Getting up and running with Ibis involves installing the Python package and connecting to HDFS and Impala. If you don’t have a Hadoop cluster available with Impala, see Using Ibis with the Cloudera Quickstart VM below for instructions to use a VM to get up and running quickly.

Installation

System dependencies

Ibis requires a working Python 2.6, 2.7, or 3.4 installation. We recommend Anaconda.

Installing the Python package

Install ibis using pip (or conda, whenever it becomes available):

pip install ibis-framework

This installs the ibis library to your configured Python environment.

Ibis can also be installed with Kerberos support for its HDFS functionality:

pip install ibis-framework[kerberos]

Some platforms will require that you have Kerberos installed to build properly.

  • Redhat / CentOS: yum install krb5-devel
  • Ubuntu / Debian: apt-get install libkrb5-dev

Ibis SQLite Quickstart

See http://blog.ibis-project.org/sqlite-crunchbase-quickstart/ for a quickstart using SQLite. Otherwise read on to try out Ibis on Impala.

Creating a client

To create an Ibis “client”, you must first connect your services and assemble the client using ibis.impala.connect:

import ibis

hdfs = ibis.hdfs_connect(host=webhdfs_host, port=webhdfs_port)
con = ibis.impala.connect(host=impala_host, port=impala_port,
                          hdfs_client=hdfs)

Both method calls can take auth_mechanism='GSSAPI' or auth_mechanism='LDAP' to connect to Kerberos clusters. Depending on your cluster setup, this may also include SSL. See the API reference for more, along with the Impala shell reference, as the connection semantics are identical.

Learning resources

We are collecting IPython notebooks for learning here: http://github.com/cloudera/ibis-notebooks. Some of these notebooks will be reproduced as part of the documentation.

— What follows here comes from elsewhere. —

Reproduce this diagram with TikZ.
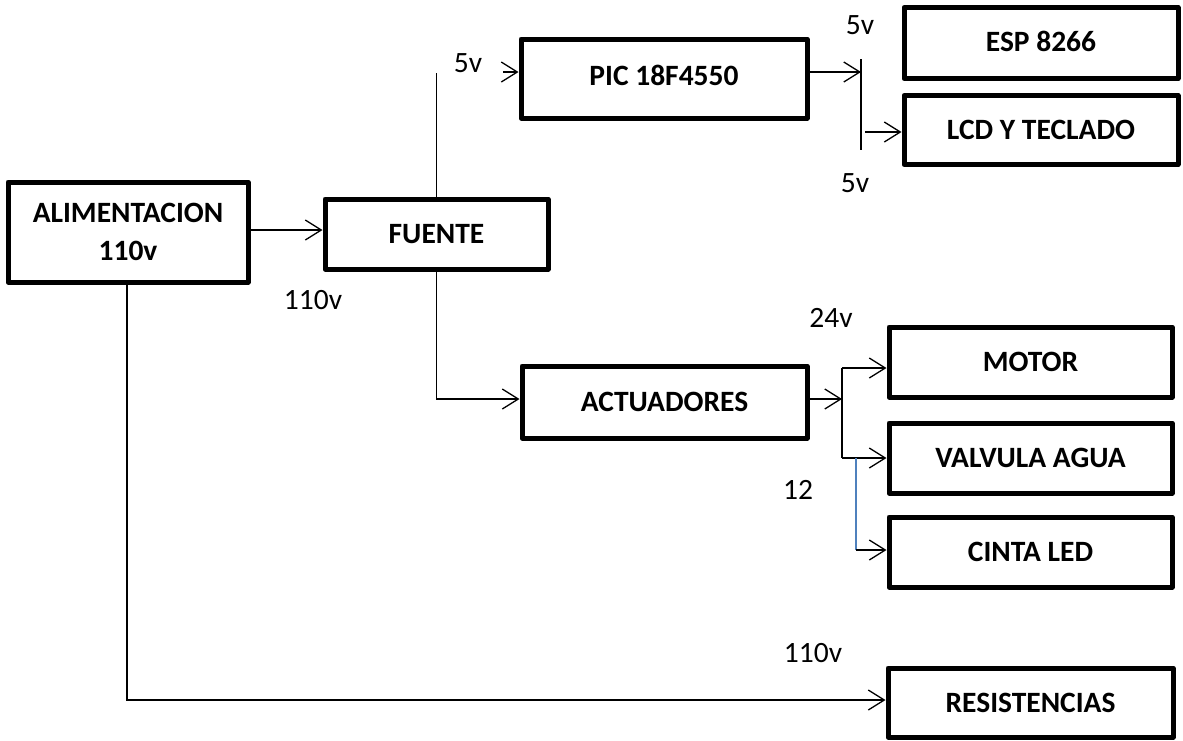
\documentclass[tikz,border=0pt]{standalone}
\usepackage{fontspec}
\setmainfont{Carlito}
\usetikzlibrary{arrows.meta}
\begin{document}
\begin{tikzpicture}[x=1pt,y=-1pt,
  every node/.style={font=\fontsize{29.5}{38}\selectfont},
  box/.style={draw, line width=5pt, line join=round, inner sep=0pt, align=center,
    font=\fontsize{29.5}{38}\selectfont\bfseries},
  conn/.style={line width=1.3pt, -{Straight Barb[length=16pt,width=20pt,line width=1.3pt]}},
  wire/.style={line width=1.3pt},
  bluewire/.style={line width=1.3pt, draw={rgb,255:red,79;green,129;blue,189}},
  lbl/.style={inner sep=0pt}]
\useasboundingbox (0,0) rectangle (1183,740);
% boxes
\node[box, minimum width=240pt, minimum height=100pt] (alim) at (128,232) {ALIMENTACION\\110v};
\node[box, minimum width=223pt, minimum height=70pt] (fuente) at (436.5,234) {FUENTE};
\node[box, minimum width=286pt, minimum height=79pt] (pic) at (664,78.5) {\raisebox{6pt}{PIC 18F4550}};
\node[box, minimum width=274pt, minimum height=71pt] (esp) at (1041,43) {\raisebox{3pt}{ESP 8266}};
\node[box, minimum width=274pt, minimum height=69pt] (lcd) at (1041,130) {LCD Y TECLADO};
\node[box, minimum width=285pt, minimum height=72pt] (act) at (664.5,402) {ACTUADORES};
\node[box, minimum width=283pt, minimum height=70pt] (motor) at (1030.5,362) {MOTOR};
\node[box, minimum width=283pt, minimum height=70pt] (valv) at (1030.5,458) {VALVULA AGUA};
\node[box, minimum width=283pt, minimum height=70pt] (cinta) at (1030.5,552) {CINTA LED};
\node[box, minimum width=285pt, minimum height=69pt] (resist) at (1030.5,702.5) {RESISTENCIAS};
% coordinates
\coordinate (ftop) at (436.5,73);
\coordinate (picin) at (503,72);
\coordinate (barT) at (861,59);
\coordinate (barB) at (861,150);
\coordinate (lcdin) at (865,132);
\coordinate (b2T) at (842,368);
\coordinate (b2B) at (842,458);
\coordinate (blT) at (856,458);
\coordinate (blB) at (856,550);
\coordinate (rcorner) at (127,700);
% connectors
\draw[conn] (alim.east |- 0,230) -- (fuente.west |- 0,230);
\draw[wire] (fuente.north) -- (ftop);
\draw[conn] (picin) -- (pic.west |- picin);
\draw[conn] (pic.east |- 0,72) -- (barT |- 0,72);
\draw[wire] (barT) -- (barB);
\draw[conn] (lcdin) -- (lcd.west |- lcdin);
\draw[conn] (fuente.south) |- (act.west |- 0,399);
\draw[conn] (act.east |- 0,399) -- (b2T |- 0,399);
\draw[wire] (b2T) -- (b2B);
\draw[conn] (b2T) -- (motor.west |- b2T);
\draw[conn] (b2B) -- (valv.west |- b2B);
\draw[bluewire] (blT) -- (blB);
\draw[conn] (blB) -- (cinta.west |- blB);
\draw[conn] (alim.south -| rcorner) -- (rcorner) -- (resist.west |- rcorner);
% labels
\node[lbl] (l1) at (468,63) {5v};
\node[lbl] (l2) at (860,25) {5v};
\node[lbl] (l3) at (855,183) {5v};
\node[lbl] (l4) at (313,300) {110v};
\node[lbl] (l5) at (831,318) {24v};
\node[lbl] (l6) at (798,490) {12};
\node[lbl] (l7) at (813,653) {110v};
\end{tikzpicture}
\end{document}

Using Ibis with the Cloudera Quickstart VM

Using Ibis with Impala requires a running Impala cluster, so we have provided a lean VirtualBox image to simplify the process for those looking to try out Ibis (without setting up a cluster) or start contributing code to the project.

What follows are streamlined setup instructions for the VM. If you wish to download it directly and setup from the ova file, use this download link.

The VM was built with Oracle VirtualBox 4.3.28.

TL;DR

curl -s https://raw.githubusercontent.com/cloudera/ibis-notebooks/master/setup/bootstrap.sh | bash

Single Steps

To use Ibis with the special Cloudera Quickstart VM follow the below instructions:

  • Make sure Anaconda is installed. You can get it from http://continuum.io/downloads. Now prepend the Anaconda Python to your path like this export PATH=$ANACONDA_HOME/bin:$PATH
  • pip install ibis-framework
  • git clone https://github.com/cloudera/ibis-notebooks.git
  • cd ibis-notebooks
  • ./setup/setup-ibis-demo-vm.sh
  • source setup/ibis-env.sh
  • ipython notebook

VM setup

The setup script will download a VirtualBox appliance image and import it in VirtualBox. In addition, it will create a new host only network adapter with DHCP. After the VM is started, it will extract the current IP address and add a new /etc/hosts entry pointing from the IP of the VM to the hostname quickstart.cloudera. The reason for this entry is that Hadoop and HDFS require a working reverse name mapping. If you don’t want to run the automated steps make sure to check the individual steps in the file setup/setup-ibis-demo-vm.sh.